Strict Superiority
also Dominance · Strictly Better Option
When one option scores at least as well as another on every factor and strictly better on at least one, so it dominates without any weighing.
Strict superiority (also called dominance) describes the rare, easy case in a multi-factor decision: one of the options is no worse than its rivals on every relevant factor and better on at least one. When that holds, you can pick it immediately. No scoring, no weighting, and no conversion between dimensions is needed, because there is nothing to trade away — choosing the dominant option costs you nothing on any factor that matters.
CF’s interest in the concept is largely diagnostic. Elliot Temple uses it to mark the boundary between decisions that are trivial and those that are genuinely hard. If an option is strictly superior, the answer is obvious and uncontroversial. The hard cases — which is to say almost all real decisions — are precisely the ones where no option dominates, so the alternatives differ by tradeoffs: option A wins on price, option B wins on quality. Here strict superiority gives no guidance.
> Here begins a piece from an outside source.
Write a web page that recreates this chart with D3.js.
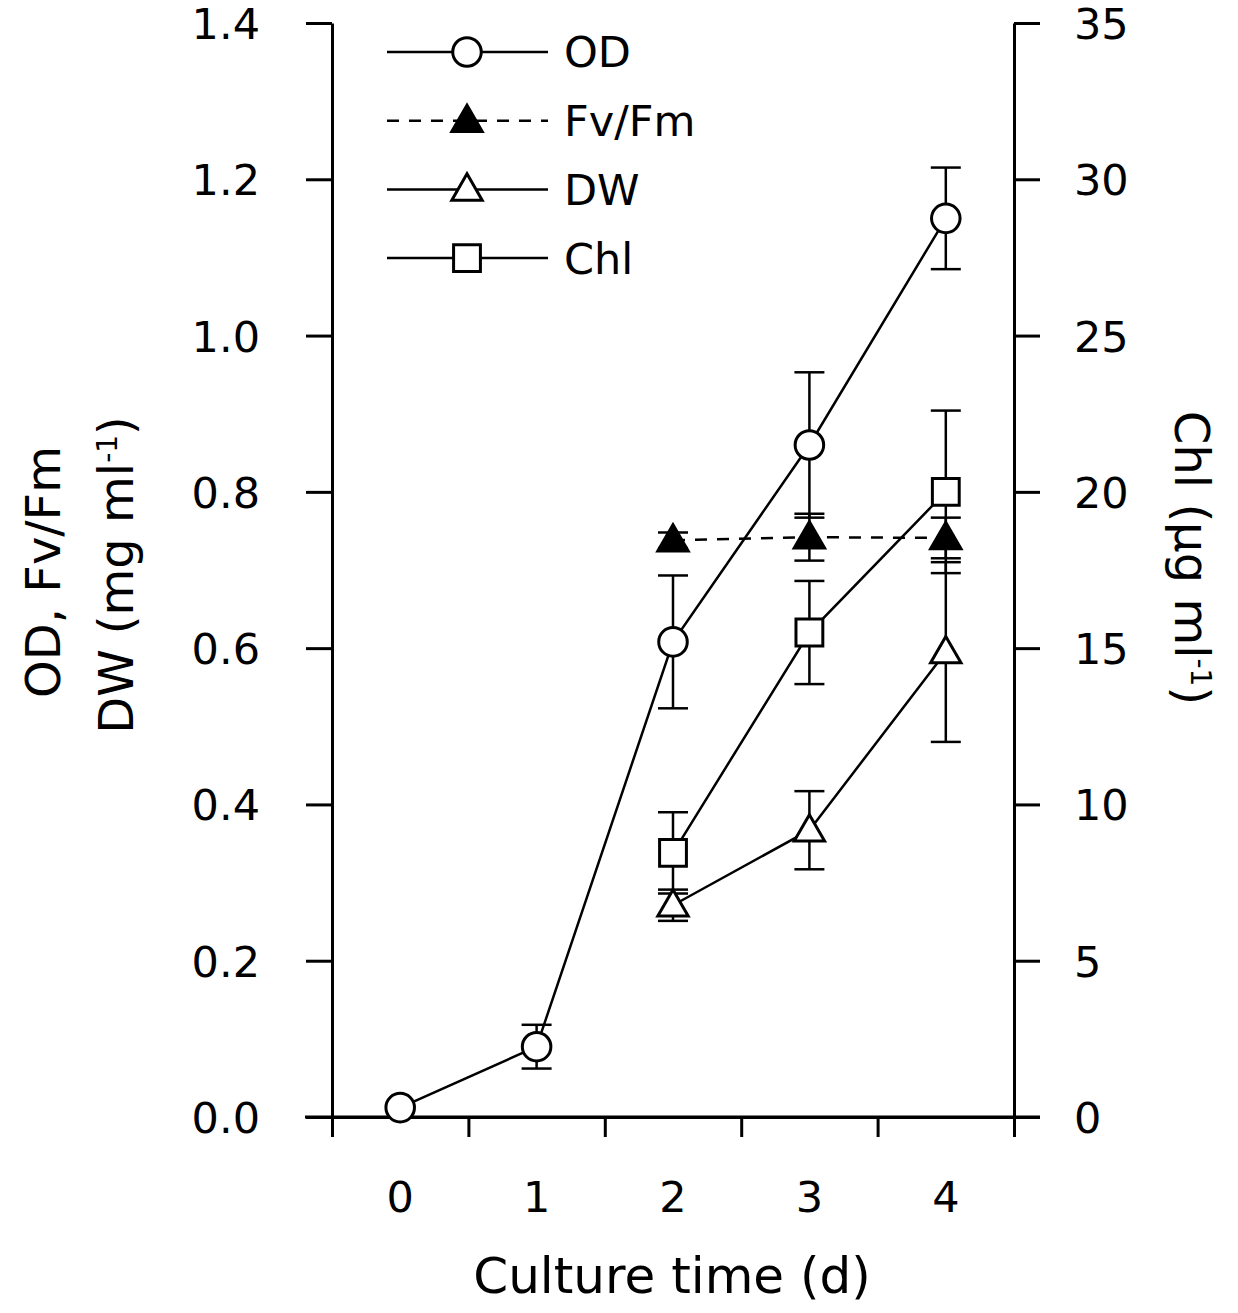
<!DOCTYPE html>
<meta charset="utf-8">
<style>
body{margin:0;background:#fff}
text{font-family:'DejaVu Sans',sans-serif;fill:#000}
</style>
<svg id="svg"></svg>
<script src="https://d3js.org/d3.v7.min.js"></script>
<script>
// data
var days = ['0','1','2','3','4'];
var odVal = [0.012, 0.09, 0.608, 0.86, 1.15];
var odErr = [0, 0.028, 0.085, 0.093, 0.065];
var fvDays = ['2','3','4'];
var fvVal = [0.738, 0.742, 0.741];
var fvErr = [0.01, 0.03, 0.026];
var dwDays = ['2','3','4'];
var dwVal = [0.271, 0.367, 0.595];
var dwErr = [0.02, 0.05, 0.115];
var chlDays = ['2','3','4'];
var chlVal = [8.45, 15.5, 20.0];
var chlErr = [1.3, 1.65, 2.6];
var leftTicks = [0, 0.2, 0.4, 0.6, 0.8, 1.0, 1.2, 1.4];
var rightTicks = [0, 5, 10, 15, 20, 25, 30, 35];

var width = 1238, height = 1313;
var svg = d3.select('#svg').attr('width', width).attr('height', height);

var x = d3.scaleBand().domain(days).range([332, 1014]);
var xb = d3.scaleLinear().domain([0, 5]).range([332, 1014]);
var yL = d3.scaleLinear().domain([0, 1.4]).range([1117, 23]);
var yR = d3.scaleLinear().domain([0, 35]).range([1117, 23]);
var cx = d => x(d) + x.bandwidth() / 2;

var fs = 43;

// axes
var gl = svg.append('g').attr('transform', 'translate(332,0)')
  .call(d3.axisLeft(yL).tickValues(leftTicks).tickFormat(d3.format('.1f')).tickSize(26).tickSizeOuter(0).tickPadding(46));
var gr = svg.append('g').attr('transform', 'translate(1014,0)')
  .call(d3.axisRight(yR).tickValues(rightTicks).tickFormat(d3.format('d')).tickSize(26).tickSizeOuter(0).tickPadding(34));
var gx = svg.append('g').attr('transform', 'translate(0,1117)')
  .call(d3.axisBottom(xb).ticks(5).tickFormat('').tickSize(20).tickSizeOuter(0));
var gxl = svg.append('g').attr('transform', 'translate(0,1117)')
  .call(d3.axisBottom(x).tickSize(0).tickPadding(64));
gxl.select('.domain').remove();
[gl, gr, gx].forEach(g => {
  g.selectAll('line').attr('stroke', '#000').attr('stroke-width', 3);
  g.select('.domain').attr('stroke', '#000').attr('stroke-width', 3);
});
[gl, gr, gxl].forEach(g => g.selectAll('text').style('font-size', fs + 'px')
  .style('font-family', "'DejaVu Sans',sans-serif").attr('fill', '#000'));
gl.selectAll('.tick text').attr('dy', '0.36em');
gr.selectAll('.tick text').attr('dy', '0.36em');
// x axis line extends past the two y axes
svg.append('line').attr('x1', 305).attr('x2', 1040).attr('y1', 1117).attr('y2', 1117)
  .attr('stroke', '#000').attr('stroke-width', 3);

// axis titles
svg.append('text').attr('x', 672).attr('y', 1293).attr('text-anchor', 'middle')
  .style('font-size', '50px').text('Culture time (d)');
svg.append('text').attr('transform', 'translate(60,572) rotate(-90)')
  .attr('text-anchor', 'middle').style('font-size', '48px').text('OD, Fv/Fm');
var t2 = svg.append('text').attr('transform', 'translate(133,575) rotate(-90)')
  .attr('text-anchor', 'middle').style('font-size', '48px');
t2.append('tspan').text('DW (mg ml');
t2.append('tspan').attr('dy', -16).style('font-size', '28px').text('-1');
t2.append('tspan').attr('dy', 16).text(')');
var t3 = svg.append('text').attr('transform', 'translate(1175,558) rotate(90)')
  .attr('text-anchor', 'middle').style('font-size', '48px');
t3.append('tspan').text('Chl (µg ml');
t3.append('tspan').attr('dy', -16).style('font-size', '28px').text('-1');
t3.append('tspan').attr('dy', 16).text(')');

// series
var series = [
  {name: 'OD', d: days, v: odVal, e: odErr, y: yL, shape: 'circle', fill: '#fff', dash: null},
  {name: 'Fv/Fm', d: fvDays, v: fvVal, e: fvErr, y: yL, shape: 'triangle', fill: '#000', dash: '12,10'},
  {name: 'DW', d: dwDays, v: dwVal, e: dwErr, y: yL, shape: 'triangle', fill: '#fff', dash: null},
  {name: 'Chl', d: chlDays, v: chlVal, e: chlErr, y: yR, shape: 'square', fill: '#fff', dash: null}
];

var sym = {
  circle: d3.symbol().type(d3.symbolCircle).size(640),
  triangle: d3.symbol().type(d3.symbolTriangle).size(400),
  square: d3.symbol().type(d3.symbolSquare).size(720)
};

var gLines = svg.append('g'), gErr = svg.append('g'), gPts = svg.append('g');

series.forEach(s => {
  var pts = s.d.map((d, i) => ({x: cx(d), y: s.y(s.v[i]), lo: s.y(s.v[i] - s.e[i]), hi: s.y(s.v[i] + s.e[i])}));
  gLines.append('path').datum(pts)
    .attr('d', d3.line().x(p => p.x).y(p => p.y))
    .attr('fill', 'none').attr('stroke', '#000').attr('stroke-width', 2.5)
    .attr('stroke-dasharray', s.dash);
  pts.forEach(p => {
    if (p.lo - p.hi < 1) return;
    gErr.append('line').attr('x1', p.x).attr('x2', p.x).attr('y1', p.lo).attr('y2', p.hi)
      .attr('stroke', '#000').attr('stroke-width', 2.5);
    [p.lo, p.hi].forEach(yy => gErr.append('line').attr('x1', p.x - 15).attr('x2', p.x + 15)
      .attr('y1', yy).attr('y2', yy).attr('stroke', '#000').attr('stroke-width', 2.5));
  });
  gPts.selectAll(null).data(pts).enter().append('path')
    .attr('d', sym[s.shape])
    .attr('transform', p => 'translate(' + p.x + ',' + (p.y + (s.shape === 'triangle' ? 2 : 0)) + ')')
    .attr('fill', s.fill).attr('stroke', '#000').attr('stroke-width', 3);
});

// legend
var lg = svg.append('g');
series.forEach((s, i) => {
  var yy = 52 + i * 68.7;
  lg.append('line').attr('x1', 387).attr('x2', 548).attr('y1', yy).attr('y2', yy)
    .attr('stroke', '#000').attr('stroke-width', 2.5).attr('stroke-dasharray', s.dash);
  lg.append('path').attr('d', sym[s.shape])
    .attr('transform', 'translate(467,' + (yy + (s.shape === 'triangle' ? 2 : 0)) + ')')
    .attr('fill', s.fill).attr('stroke', '#000').attr('stroke-width', 3);
  lg.append('text').attr('x', 564).attr('y', yy).attr('dy', '0.36em')
    .style('font-size', fs + 'px').text(s.name);
});
</script>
This framing supports CF’s broader critique of weighted factor analysis and pro/con lists. Those methods claim to resolve tradeoffs by summing weighted scores, but combining factors in different dimensions requires made-up conversion factors that smuggle in a pre-existing conclusion. Strict superiority is the one situation where adding things up is unnecessary anyway. So CF’s positive method instead converts factors into binary good-enough tests (see binary evaluation) and looks for a decisive criticism, rather than pretending a weighted total has legitimately settled a tradeoff.